CUDA, could using shared memory improve my performance?

I'm implementing an algorithm to convert an image to grayscale using CUDA. I've got it working right now, but I'm looking for ways to improve performance. Right now, the entire color image is transferred to device memory, after which each thread calculates the gray pixel value by looking up the corresponding three (r,g,b) color values.

I have already made sure that the access to global memory is coalesced, though this did not really improve my performance (a 36 mb image took 0.003 s less after the memory access was coalesced...). Right now, I'm wondering whether using shared memory could improve my performance.
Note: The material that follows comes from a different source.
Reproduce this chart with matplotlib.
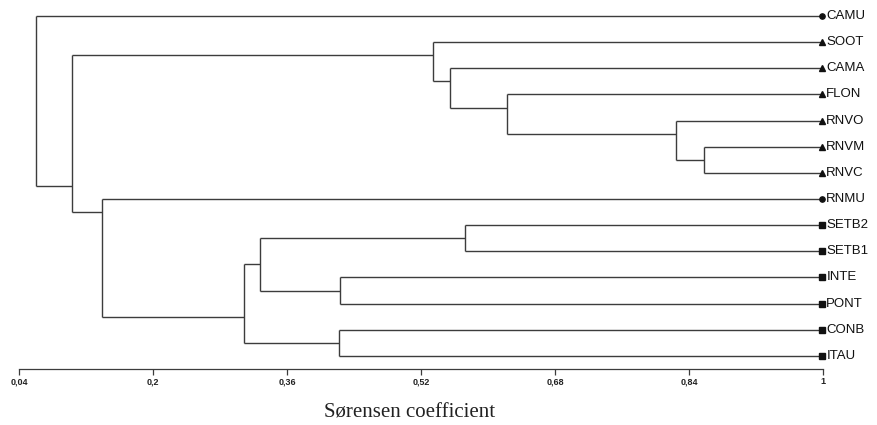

Here's what I have right now:

My CUDA kernel:

__global__ void darkenImage(const unsigned char * inputImage,
    unsigned char * outputImage, const int width, const int height, int iteration){

  int x = ((blockIdx.x * blockDim.x) + (threadIdx.x + (iteration * MAX_BLOCKS * nrThreads))) * 3;

  if(x+2 < (3 * width*height)){
    float grayPix = 0.0f;
    float r = static_cast< float >(inputImage[x]);
    float g = static_cast< float >(inputImage[x+1]);
    float b = static_cast< float >(inputImage[x+2]);

    grayPix = __fadd_rn(__fadd_rn(__fmul_rn(0.3f, r),__fmul_rn(0.59f, g)), __fmul_rn(0.11f, b));
    grayPix = fma(grayPix,0.6f,0.5f);


    outputImage[(x/3)] = static_cast< unsigned char >(grayPix);
  }
}

My question really is, because there is no memory shared between any two threads, using shared memory shouldn't really help here now should it? Or did I misunderstand?

Regards,

Linus

Solution

If you are not using the same value more than once, using shared memory (cache) will not improve the performance. But you can try to remove the iteration parameter and process more data with each block. Try to have a single kernel launch and a loop within the kernel so that each thread can calculate more than one output data.